Si Marine Le Pen avait profité de l’occasion des municipales pour modifier sa ligne stratégique elle aurait pu couper l'herbe sous le pied de ses concurrents possibles pour 2022 tels que Marion Maréchal, Zemmour ou Poisson. Au lieu de cela elle se cornerise. Car il y aura des tentatives de propulsion de candidatures alternatives à la sienne. Attention je ne dis pas que la candidature d'un de ses trois noms est une certitude, je ne suis pas dans leur tête. Mais des personnalités cohérente et sans langue de bois comme Zemmour ou ayant pris le soin de se mettre à l'écart de du RN comme Marion Maréchal, bénéficiant en outre d'une importante visibilité médiatique, pourraient s'imposer comme des figures fédératrices. Marine le Pen, malgré d'évidentes qualité et des résultats historiques aux présidentielles n'est pas parvenusà s'élargir à droite.
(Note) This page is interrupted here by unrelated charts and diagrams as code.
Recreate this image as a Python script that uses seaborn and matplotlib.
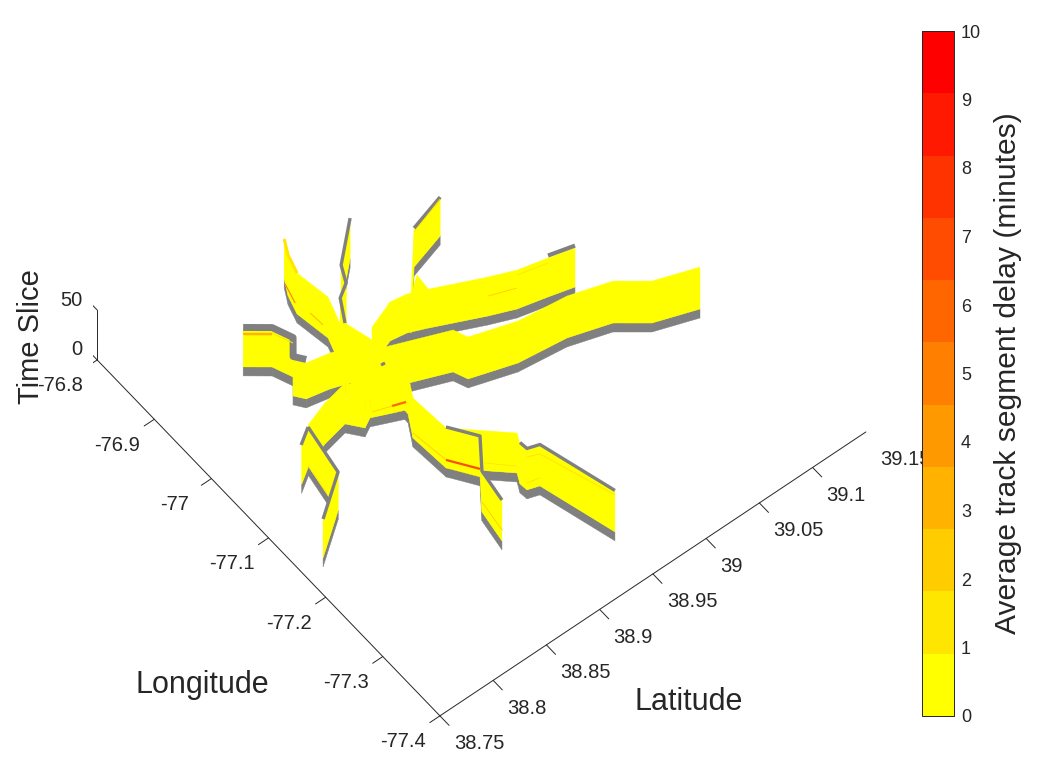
import numpy as np
import matplotlib
matplotlib.use('Agg')
import matplotlib.pyplot as plt
from matplotlib.cm import ScalarMappable
from matplotlib.colors import ListedColormap, Normalize
from mpl_toolkits.mplot3d import proj3d
from mpl_toolkits.mplot3d.art3d import Poly3DCollection
import seaborn as sns

###########################################################################
# Data
###########################################################################

lat_ticks = [38.75, 38.8, 38.85, 38.9, 38.95, 39, 39.05, 39.1, 39.15]
lat_labels = ['38.75', '38.8', '38.85', '38.9', '38.95', '39', '39.05', '39.1', '39.15']
lon_ticks = [-77.4, -77.3, -77.2, -77.1, -77, -76.9, -76.8]
lon_labels = ['-77.4', '-77.3', '-77.2', '-77.1', '-77', '-76.9', '-76.8']
time_ticks = [0, 50]
time_labels = ['0', '50']
delay_ticks = list(range(11))

# track centre lines
lat_a = [39.1179, 39.0827, 39.0604, 39.0259, 38.9841, 38.9467, 38.9420, 38.9136, 38.8937]
lon_a = [-77.1695, -77.1510, -77.1243, -77.1082, -77.1004, -77.0826, -77.0651, -77.0480, -77.0360]
lat_b = [39.0585, 39.0376, 39.0133, 38.9928, 38.9525, 38.9372, 38.9230, 38.8990, 38.8937]
lon_b = [-77.0614, -77.0531, -77.0443, -77.0316, -77.0035, -76.9936, -76.9902, -77.0036, -77.0360]
lat_c = [39.0095, 38.9775, 38.9394]
lon_c = [-76.9167, -76.9307, -76.9964]
lat_c2 = [38.9394, 38.9539, 38.9525]
lon_c2 = [-76.9964, -76.9799, -77.0018]
lat_d = [38.9453, 38.9143, 38.9072, 38.8956, 38.8846, 38.8937]
lon_d = [-76.8787, -76.9208, -76.9427, -76.9540, -76.9830, -77.0360]
lat_e = [38.8247, 38.8412, 38.8477, 38.8373, 38.8431, 38.8623, 38.8821, 38.8937]
lon_e = [-76.9163, -76.9362, -76.9608, -76.9803, -76.9923, -76.9984, -77.0087, -77.0360]
lat_f = [38.8966, 38.8895, 38.8847, 38.8873, 38.8892, 38.8796, 38.8937]
lon_f = [-76.8541, -76.8742, -76.8989, -76.9256, -76.9447, -76.9888, -77.0360]
lat_h = [38.8937, 38.8616]
lon_h = [-77.0360, -77.0347]
lat_g = [38.8937, 38.8947, 38.8692, 38.8608, 38.8516, 38.8291, 38.8073]
lon_g = [-77.0360, -77.0726, -77.0555, -77.0624, -77.0446, -77.0514, -77.0624]
lat_g1 = [38.8073, 38.7997, 38.7652]
lon_g1 = [-77.0624, -77.1291, -77.1671]
lat_g2 = [38.8073, 38.7934]
lon_g2 = [-77.0624, -77.0761]
lat_i = [38.8937, 38.8931, 38.8827, 38.8851, 38.8996, 38.8814, 38.8769]
lon_i = [-77.0360, -77.0774, -77.1055, -77.1588, -77.1913, -77.2286, -77.2721]
lat_k = [38.8851, 38.9229, 38.9186, 38.9193, 38.9289, 38.9465]
lon_k = [-77.1588, -77.2126, -77.2259, -77.2368, -77.2416, -77.3401]

# far to near, with the height of the yellow part of each track
tracks = [(lat_d, lon_d, 50), (lat_f, lon_f, 50), (lat_c, lon_c, 47), (lat_c2, lon_c2, 47),
          (lat_b, lon_b, 48), (lat_a, lon_a, 51), (lat_e, lon_e, 45), (lat_k, lon_k, 49),
          (lat_h, lon_h, 50), (lat_g, lon_g, 50), (lat_g2, lon_g2, 47), (lat_g1, lon_g1, 47),
          (lat_i, lon_i, 49)]

# segments with a delay: lat, lon, time slice, minutes, line width
segments = [
    ([38.8247, 38.8412], [-76.9163, -76.9362], [42, 42], 3, 1.8),
    ([38.8412, 38.8477], [-76.9362, -76.9608], [43, 43], 1, 0.7),
    ([38.8966, 38.8895, 38.8847], [-76.8541, -76.8742, -76.8989], [49, 50, 50], 1, 2.2),
    ([38.8949, 38.8858], [-76.8588, -76.8934], [8, 16], 5, 0.8),
    ([38.8867, 38.8886], [-76.9180, -76.9372], [20, 18], 3, 0.7),
    ([38.8845, 38.8942], [-77.0655, -77.0720], [16, 17], 6, 1.6),
    ([38.8714, 38.8845], [-77.0549, -77.0655], [13, 16], 2, 0.6),
    ([38.8851, 38.8996], [-77.1588, -77.1913], [17, 17], 7, 1.6),
    ([38.8827, 38.8851], [-77.1055, -77.1588], [14, 17], 2, 0.6),
    ([38.9046, 38.9229], [-77.1872, -77.2126], [17, 16], 1, 0.6),
    ([38.8814, 38.8769], [-77.2286, -77.2721], [19, 20], 2, 0.6),
    ([38.9289, 38.9465], [-77.2416, -77.3401], [41, 46], 1, 0.7),
    ([38.9193, 38.9289], [-77.2368, -77.2416], [42, 41], 1, 0.7),
    ([38.9193, 38.9289], [-77.2368, -77.2416], [16, 17], 1, 0.7),
    ([38.8073, 38.8027], [-77.0624, -77.1041], [9, 10], 1, 0.6),
    ([39.0376, 39.0133], [-77.0531, -77.0443], [43, 43], 1, 0.6),
    ([39.0133, 38.9928], [-77.0443, -77.0316], [30, 29], 2, 0.6),
    ([39.0095, 38.9775], [-76.9167, -76.9307], [46, 44], 1, 0.7),
]

# grey upper edges: lat, lon, time slice, line width
top_edges = [
    (lat_e[:5], lon_e[:5], 48.5, 5),
    (lat_d[:5], lon_d[:5], 50, 2.4),
    (lat_c[:2], lon_c[:2], 48, 2.6),
    (lat_b[:2], lon_b[:2], 50.5, 3),
    (lat_g1, lon_g1, 48, 2.4),
    (lat_g2, lon_g2, 48, 2.4),
    (lat_i[3:], lon_i[3:], 50, 2.4),
    (lat_k[2:], lon_k[2:], 50.5, 2.4),
    ([38.8903, 38.8937], [-77.0354, -77.0360], 35, 2.2),
]

###########################################################################
# Helpers
###########################################################################

def curtain(lat, lon, z0, z1):
    verts = []
    for i in range(len(lat) - 1):
        verts.append([(lat[i], lon[i], z0), (lat[i + 1], lon[i + 1], z0),
                      (lat[i + 1], lon[i + 1], z1), (lat[i], lon[i], z1)])
    return verts


def tick_label(ax, text, lat, lon, z, offset, ha):
    x, y, _ = proj3d.proj_transform(lat, lon, z, ax.get_proj())
    ax.annotate(text, xy=(x, y), xytext=offset, textcoords='offset pixels', ha=ha, va='center',
                fontsize=14.5, color=ink, annotation_clip=False)

###########################################################################
# Plot
###########################################################################

sns.set_style('white')
plt.rcParams['font.family'] = ['Liberation Sans', 'DejaVu Sans']
ink = '#262626'
grey = '#808080'

levels = sns.blend_palette(['#ffff00', '#ff0000'], 11)
cmap = ListedColormap(levels)
norm = Normalize(0, 10)

fig = plt.figure(figsize=(10.6, 7.82), dpi=100)
ax = fig.add_axes([93.3 / 1060, 22.8 / 782, 756 / 1060, 756 / 782], projection='3d',
                  computed_zorder=False)
ax.set_proj_type('ortho')
ax.set_box_aspect((546, 548.4, 90))
ax.view_init(elev=56.3, azim=-128.7)
ax.set_xlim(38.75, 39.15)
ax.set_ylim(-77.4, -76.8)
ax.set_zlim(0, 50)

# grey bases first, then the yellow walls over them
order = 10
for lat, lon, top in tracks:
    ax.add_collection3d(Poly3DCollection(curtain(lat, lon, 0, 9), facecolor=grey, edgecolor=grey,
                                         linewidth=0.3, zorder=order))
    order += 1
for lat, lon, top in tracks:
    ax.add_collection3d(Poly3DCollection(curtain(lat, lon, 9, top), facecolor=levels[0],
                                         edgecolor=levels[0], linewidth=0.3, zorder=order))
    order += 1

for lat, lon, z, lw in top_edges:
    ax.plot(lat, lon, z, color=grey, lw=lw, solid_capstyle='butt', zorder=order)

for lat, lon, z, minutes, lw in segments:
    ax.plot(lat, lon, z, color=cmap(norm(minutes)), lw=lw, solid_capstyle='butt', zorder=order + 1)

# axes
ax.grid(False)
ax.set_xticks(lat_ticks, labels=[''] * len(lat_ticks))
ax.set_yticks(lon_ticks, labels=[''] * len(lon_ticks))
ax.set_zticks(time_ticks, labels=[''] * len(time_ticks))
for axis in (ax.xaxis, ax.yaxis, ax.zaxis):
    axis.set_pane_color((1, 1, 1, 0))
    axis.pane.set_edgecolor((1, 1, 1, 0))
    axis.line.set_color(ink)
    axis.line.set_linewidth(0.7)
    axis._axinfo['tick']['inward_factor'] = 0
    axis._axinfo['tick']['outward_factor'] = 0

# ticks point away from the box, the way the original axes draw them
for value, text in zip(lat_ticks, lat_labels):
    ax.plot([value, value], [-77.4, -77.416], [0, 0], color=ink, lw=0.7, zorder=1)
    tick_label(ax, text, value, -77.4, 0, (14, -28), 'left')
for value, text in zip(lon_ticks, lon_labels):
    ax.plot([38.75, 38.7405], [value, value], [0, 0], color=ink, lw=0.7, zorder=1)
    tick_label(ax, text, 38.75, value, 0, (-37, -26), 'center')
for value, text in zip(time_ticks, time_labels):
    ax.plot([38.75, 38.75], [-76.8, -76.784], [value, value], color=ink, lw=0.7, zorder=1)
    tick_label(ax, text, 38.75, -76.8, value, (-15, 10), 'right')

fig.text(689 / 1060, 1 - 702 / 782, 'Latitude', fontsize=22, color=ink, ha='center', va='center')
fig.text(202 / 1060, 1 - 685 / 782, 'Longitude', fontsize=22, color=ink, ha='center', va='center')
fig.text(31 / 1060, 1 - 337 / 782, 'Time Slice', fontsize=21, color=ink, ha='center', va='center',
         rotation=90)

# colour bar
cax = fig.add_axes([922 / 1060, 1 - 716 / 782, 32 / 1060, 685 / 782])
cbar = fig.colorbar(ScalarMappable(norm=norm, cmap=cmap), cax=cax, ticks=delay_ticks)
cbar.ax.tick_params(labelsize=13, labelcolor=ink, color=ink, direction='in', length=4, width=0.7, pad=5)
cbar.outline.set_edgecolor(ink)
cbar.outline.set_linewidth(0.7)
cbar.set_label('Average track segment delay (minutes)', fontsize=21.6, color=ink, labelpad=9)

fig.savefig('out.png', dpi=100)
plt.close('all')
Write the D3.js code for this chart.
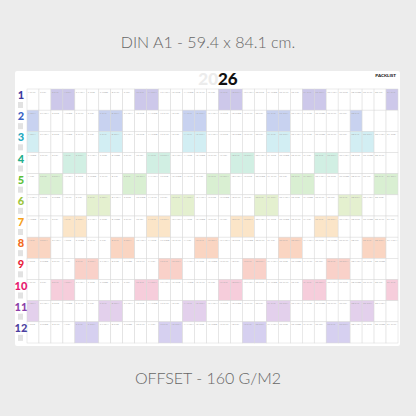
<!DOCTYPE html>
<html><head><meta charset="utf-8">
<script src="https://cdn.jsdelivr.net/npm/d3@7"></script>
<style>body{margin:0;background:#ececec}</style></head>
<body><svg id="c" width="416" height="416"></svg>
<script>
var year = 2026;
var months = [1,2,3,4,5,6,7,8,9,10,11,12];
var dayNames = ["SUN","MON","TUE","WED","THU","FRI","SAT"];
var fills = ["#cdc8ea","#c8d2f0","#d2eef3","#d1efe3","#d9efd2","#e4f0cf","#fbe5c8","#fad5c2","#f9d1c9","#f6cddb","#e3d0ec","#d6d0f0"];
var inks = ["#3d3aa0","#3a62c4","#22a9c0","#1fae8a","#5fbf3a","#9cc53a","#f5a21c","#f26a1b","#e8243a","#e6176e","#8b3fa8","#4b3fa0"];

var svg = d3.select("#c");
svg.append("rect").attr("width",416).attr("height",416).attr("fill","#ececec");
svg.append("text").attr("x",208).attr("y",48).attr("text-anchor","middle")
  .attr("font-family","Lato").attr("font-weight",300).attr("font-size",16).attr("fill","#666")
  .text("DIN A1 - 59.4 x 84.1 cm.");
svg.append("text").attr("x",208).attr("y",384).attr("text-anchor","middle")
  .attr("font-family","Lato").attr("font-weight",300).attr("font-size",16).attr("fill","#666")
  .text("OFFSET - 160 G/M2");

svg.append("rect").attr("x",15).attr("y",71).attr("width",385).attr("height",275).attr("rx",2).attr("fill","#fff");

var t = svg.append("text").attr("x",218).attr("y",85).attr("text-anchor","middle")
  .attr("font-family","Lato").attr("font-weight",900).attr("font-size",17);
t.append("tspan").attr("fill","#ececec").text("20");
t.append("tspan").attr("fill","#111").text("26");
svg.append("text").attr("x",396).attr("y",77).attr("text-anchor","end")
  .attr("font-family","Lato").attr("font-weight",900).attr("font-size",4.5).attr("fill","#222").text("PACKLIST");

var x = d3.scaleBand().domain(d3.range(1,32)).range([27,398]);
var y = d3.scaleBand().domain(months).range([89,343]);

months.forEach(function(m, i){
  var g = svg.append("g");
  var n = new Date(year, m, 0).getDate();
  d3.range(1,32).forEach(function(d){
    var ok = d <= n;
    var wd = ok ? new Date(year, m-1, d).getDay() : -1;
    g.append("rect").attr("x",x(d)).attr("y",y(m)).attr("width",x.bandwidth()).attr("height",y.bandwidth())
      .attr("fill", (wd==0||wd==6) ? fills[i] : "#fff")
      .attr("stroke","#d8d8d8").attr("stroke-width",0.5);
    if (ok) g.append("text").attr("x",x(d)+1).attr("y",y(m)+3.5)
      .attr("font-family","Lato").attr("font-size",2.6).attr("fill","#aaa")
      .text(d+" "+dayNames[wd]);
  });
  svg.append("text").attr("x",21).attr("y",y(m)+10).attr("text-anchor","middle")
    .attr("font-family","Lato").attr("font-weight",900).attr("font-size",11).attr("fill",inks[i]).text(m);
  svg.append("rect").attr("x",18).attr("y",y(m)+13).attr("width",5).attr("height",6).attr("fill","#e2e2e2");
});
</script></body></html>
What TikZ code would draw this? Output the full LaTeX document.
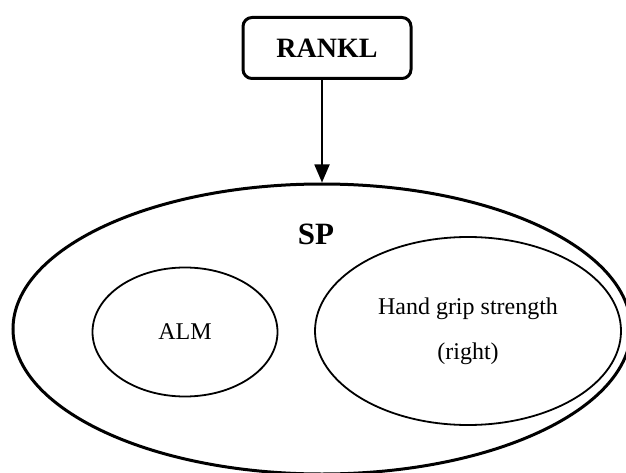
\documentclass[tikz,border=0pt]{standalone}
\usepackage{fontspec}
\setmainfont{Liberation Serif}
\usetikzlibrary{shapes.geometric,arrows.meta}

\begin{document}
\begin{tikzpicture}[x=1pt,y=-1pt,
  rbox/.style={draw,line width=3pt,rounded corners=9pt,minimum width=168pt,minimum height=61pt,font=\fontsize{28}{32}\selectfont\bfseries},
  oval/.style={draw,ellipse,inner sep=0pt,line width=1.8pt,font=\fontsize{24}{45}\selectfont,align=center}]
\useasboundingbox (0,0) rectangle (626,473);
\clip (0,0) rectangle (626,473);
\fill[white] (0,0) rectangle (626,473);

\node[rbox] (rankl) at (327,48) {RANKL};

% outer set
\node[oval,line width=3pt,minimum width=618pt,minimum height=290pt] (sp) at (322,329) {};
\node[font=\fontsize{31}{36}\selectfont\bfseries] (splabel) at (316,234) {SP};

\node[oval,minimum width=185pt,minimum height=129pt] (alm) at (185,332) {ALM};
\node[oval,minimum width=306pt,minimum height=188pt] (hgs) at (468,331) {Hand grip strength\\(right)};

\draw[line width=1.8pt,-{Triangle[length=18pt,width=15pt]}] (rankl.south -| sp.north) -- (sp.north);
\end{tikzpicture}
\end{document}
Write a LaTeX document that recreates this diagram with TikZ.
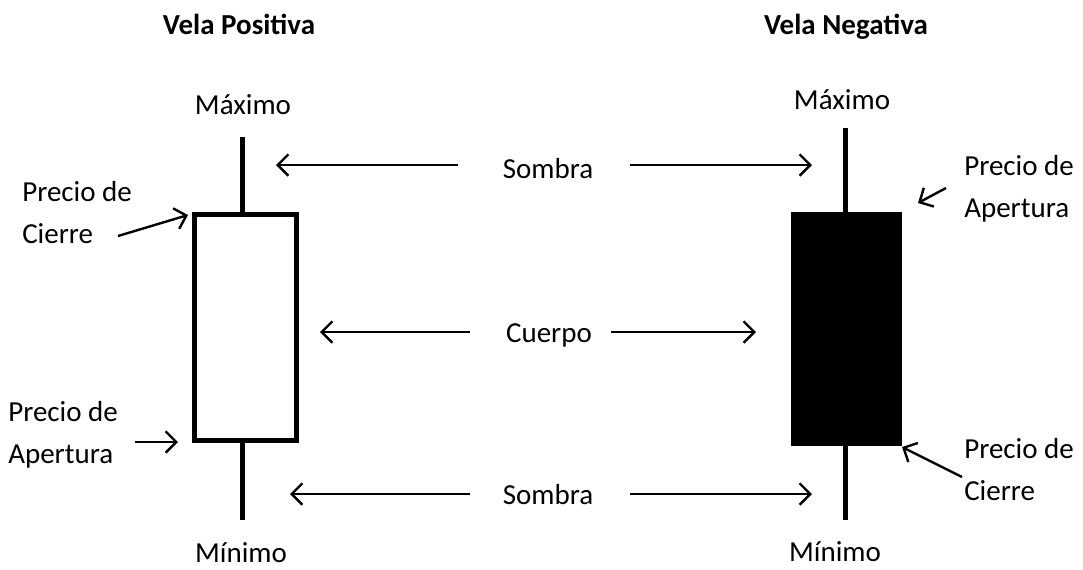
\documentclass[tikz,border=0pt]{standalone}
\usepackage{fontspec}
\setmainfont{Carlito}
\usetikzlibrary{arrows.meta}
\begin{document}
\begin{tikzpicture}[x=0.75pt,y=-0.75pt,
  ml/.style={inner sep=0pt,font=\fontsize{21.75pt}{31.5pt}\selectfont},
  txt/.style={inner sep=0pt,text height=15.2pt,text depth=0pt,font=\fontsize{21.75pt}{31.5pt}\selectfont},
  ttl/.style={txt,font=\fontsize{21.75pt}{31.5pt}\selectfont\bfseries},
  wick/.style={line width=3.75pt},
  body/.style={line width=4pt},
  arr/.style={line width=1.8pt,-{Straight Barb[length=8pt,width=16pt,line width=1.8pt]}}]
\useasboundingbox (0,0) rectangle (1083,569);
% titles
\node[ttl] (t1) at (239,24) {Vela Positiva};
\node[ttl] (t2) at (846,24) {Vela Negativa};
% positive candle
\coordinate (pTop) at (242,137);
\coordinate (pBot) at (242,520);
\node[draw,body,minimum width=107*0.75pt-4pt,minimum height=231*0.75pt-4pt,inner sep=0pt] (pbody) at (245.5,327.5) {};
\draw[wick] (pTop) -- (pbody.north -| pTop);
\draw[wick] (pbody.south -| pBot) -- (pBot);
% negative candle
\coordinate (nTop) at (845,128);
\coordinate (nBot) at (845,520);
\node[fill=black,draw,line width=0.5pt,minimum width=110*0.75pt,minimum height=233*0.75pt,inner sep=0pt] (nbody) at (846,328.5) {};
\draw[wick] (nTop) -- (nbody.north -| nTop);
\draw[wick] (nbody.south -| nBot) -- (nBot);
% labels max/min
\node[txt] (max1) at (243,104) {Máximo};
\node[txt] (max2) at (842,99) {Máximo};
\node[txt] (min1) at (241,552) {Mínimo};
\node[txt] (min2) at (835,551) {Mínimo};
% middle labels
\node[txt] (s1) at (548,168) {Sombra};
\node[txt] (c1) at (549,332) {Cuerpo};
\node[txt] (s2) at (548,494) {Sombra};
\coordinate (s1a) at (458,165); \coordinate (s1b) at (276,165);
\coordinate (s1c) at (630,165); \coordinate (s1d) at (812,165);
\coordinate (c1a) at (470,332); \coordinate (c1b) at (320,332);
\coordinate (c1c) at (611,332); \coordinate (c1d) at (756,332);
\coordinate (s2a) at (470,494); \coordinate (s2b) at (290,494);
\coordinate (s2c) at (630,494); \coordinate (s2d) at (812,494);
\draw[arr] (s1a) -- (s1b);
\draw[arr] (s1c) -- (s1d);
\draw[arr] (c1a) -- (c1b);
\draw[arr] (c1c) -- (c1d);
\draw[arr] (s2a) -- (s2b);
\draw[arr] (s2c) -- (s2d);
% side labels
\node[ml,align=left,anchor=west] (lc) at (22,213) {Precio de\\Cierre};
\node[ml,align=left,anchor=west] (la) at (8,435) {Precio de\\Apertura};
\node[ml,align=left,anchor=west] (ra) at (964,189) {Precio de\\Apertura};
\node[ml,align=left,anchor=west] (rc) at (964,470) {Precio de\\Cierre};
\coordinate (lca) at (118,236); \coordinate (lcb) at (188,215);
\coordinate (laa) at (135,442); \coordinate (lab) at (178,442);
\coordinate (raa) at (946,188); \coordinate (rab) at (918,203);
\coordinate (rca) at (962,477); \coordinate (rcb) at (902,447);
\draw[arr] (lca) -- (lcb);
\draw[arr] (laa) -- (lab);
\draw[arr] (raa) -- (rab);
\draw[arr] (rca) -- (rcb);
\end{tikzpicture}
\end{document}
Il n'y aura jamais d’alliance entre les deux formations politiques RN/LR c'est très clair. Soit l'une des deux forces, a priori le RN, sera capable d’absorber l'autre soit il n'y aura d'autre solution que le dépassement de leurs structures respectives. J'estime moi qu'aucune des ces forces n'est en capacités de réaliser l'union avec ses propres forces. Il faut donc impérativement dépasser les structures pour atteindre une convergence d'ordre psychologique (enracinement, notion de limites...), idéologique et programmatique. Présentées en aveugle, les idées de droite sont majoritaires dans le pays mais dés lors qu'elles sont étiquetées elles échouent. Les grands partis de droite ont échoués à rassembler autour d'eux. En revanche ils peuvent parvenir à construire une union au-delà d'eux.